EXERCISE PROMPT: Return the records from the first line through the line containing "yscale = alt.Scale(domain=[0, 70], nice=False)", and leave out the pictures.

[Source code of charts]
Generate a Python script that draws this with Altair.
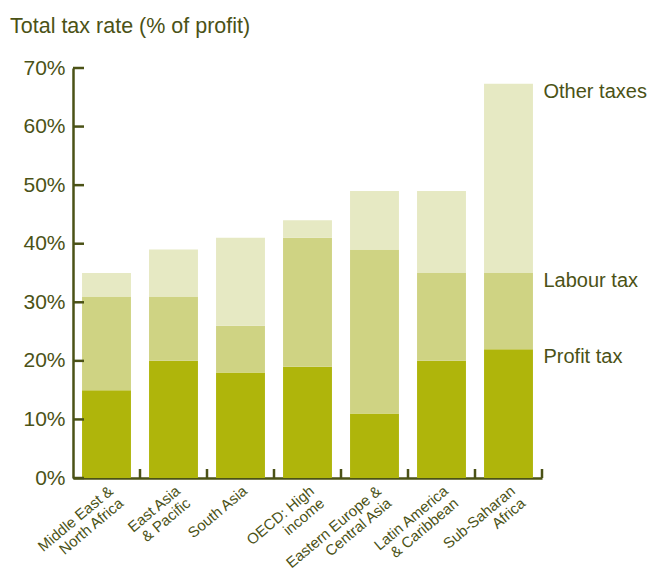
import altair as alt
import pandas as pd

categories = [
    "Middle East &\nNorth Africa",
    "East Asia\n& Pacific",
    "South Asia",
    "OECD: High\nincome",
    "Eastern Europe &\nCentral Asia",
    "Latin America\n& Caribbean",
    "Sub-Saharan\nAfrica",
]
series = ["Profit tax", "Labour tax", "Other taxes"]
profit_tax = [15, 20, 18, 19, 11, 20, 22]
labour_tax = [16, 11, 8, 22, 28, 15, 13]
other_taxes = [4, 8, 15, 3, 10, 14, 32.3]
y_ticks = [0, 10, 20, 30, 40, 50, 60, 70]
colors = ["#afb50b", "#cfd383", "#e6e9c3"]
ink = "#4b5216"

rows = []
for i, c in enumerate(categories):
    for s, vals in zip(series, [profit_tax, labour_tax, other_taxes]):
        rows.append({"category": c, "series": s, "value": vals[i], "order": series.index(s)})
df = pd.DataFrame(rows)

last = df[df["category"] == categories[-1]].sort_values("order").copy()
last["top"] = last["value"].cumsum()

W, H = 469, 410
FONT = "Liberation Sans"
xscale = alt.Scale(domain=categories, paddingInner=0.27, paddingOuter=0.135)
yscale = alt.Scale(domain=[0, 70], nice=False)

bars = alt.Chart(df).mark_bar().encode(
    x=alt.X("category:N", scale=xscale, sort=categories, title=None,
            axis=alt.Axis(labelAngle=-40, labelAlign="right", labelBaseline="top",
                          labelFontSize=15, labelColor=ink, labelFont=FONT,
                          labelExpr="split(datum.label, '\\n')", labelLineHeight=16,
                          labelPadding=5, labelOffset=0, tickSize=0, domainColor=ink,
                          domainWidth=2.5, labelLimit=300, labelOverlap=False)),
    y=alt.Y("value:Q", stack="zero", scale=yscale, title=None,
            axis=alt.Axis(values=y_ticks, labelExpr="datum.value + '%'", labelFontSize=21,
                          labelColor=ink, labelFont=FONT, tickSize=0,
                          labelPadding=8, domainColor=ink, domainWidth=2.5, grid=False)),
    color=alt.Color("series:N", scale=alt.Scale(domain=series, range=colors), legend=None),
    order=alt.Order("order:Q"),
)

ytick_df = pd.DataFrame({"v": y_ticks})
yticks = alt.Chart(ytick_df).mark_rule(color=ink, strokeWidth=2.5).encode(
    y=alt.Y("v:Q", scale=yscale),
    x=alt.value(0), x2=alt.value(11),
)

xtick_df = pd.DataFrame({"category": categories})
xticks = alt.Chart(xtick_df).mark_rule(color=ink, strokeWidth=2.5, xOffset=W / 7 / 2).encode(
    x=alt.X("category:N", scale=xscale, sort=categories),
    y=alt.value(H), y2=alt.value(H - 9),
)

labels = alt.Chart(last).mark_text(align="left", baseline="top", dx=35, dy=-2,
                                   fontSize=20, color=ink, font=FONT).encode(
    x=alt.X("category:N", scale=xscale, sort=categories),
    y=alt.Y("top:Q", scale=yscale),
    text="series:N",
)

chart = alt.layer(bars, yticks, xticks, labels).properties(
    width=W, height=H,
    title=alt.TitleParams("Total tax rate (% of profit)", anchor="start", frame="group",
                          dx=-63, fontSize=21.5, fontWeight="normal", color=ink,
                          font=FONT, offset=20),
    autosize=alt.AutoSizeParams(type="none"),
    padding={"left": 65, "top": 60, "right": 105, "bottom": 95},
).configure_view(stroke=None)

chart.save("out.html", embed_options={"renderer": "svg", "actions": False})
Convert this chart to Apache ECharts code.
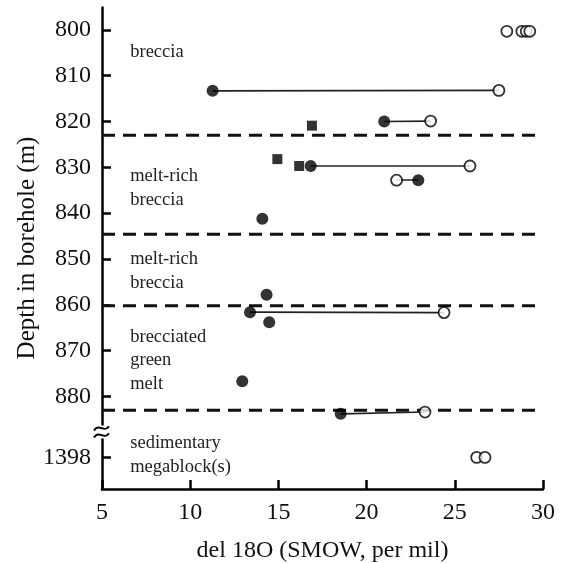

SOLVED PROBLEM:
Generate a Python script that draws this with Altair.
import altair as alt
import pandas as pd

categories = [
    "Middle East &\nNorth Africa",
    "East Asia\n& Pacific",
    "South Asia",
    "OECD: High\nincome",
    "Eastern Europe &\nCentral Asia",
    "Latin America\n& Caribbean",
    "Sub-Saharan\nAfrica",
]
series = ["Profit tax", "Labour tax", "Other taxes"]
profit_tax = [15, 20, 18, 19, 11, 20, 22]
labour_tax = [16, 11, 8, 22, 28, 15, 13]
other_taxes = [4, 8, 15, 3, 10, 14, 32.3]
y_ticks = [0, 10, 20, 30, 40, 50, 60, 70]
colors = ["#afb50b", "#cfd383", "#e6e9c3"]
ink = "#4b5216"

rows = []
for i, c in enumerate(categories):
    for s, vals in zip(series, [profit_tax, labour_tax, other_taxes]):
        rows.append({"category": c, "series": s, "value": vals[i], "order": series.index(s)})
df = pd.DataFrame(rows)

last = df[df["category"] == categories[-1]].sort_values("order").copy()
last["top"] = last["value"].cumsum()

W, H = 469, 410
FONT = "Liberation Sans"
xscale = alt.Scale(domain=categories, paddingInner=0.27, paddingOuter=0.135)
yscale = alt.Scale(domain=[0, 70], nice=False)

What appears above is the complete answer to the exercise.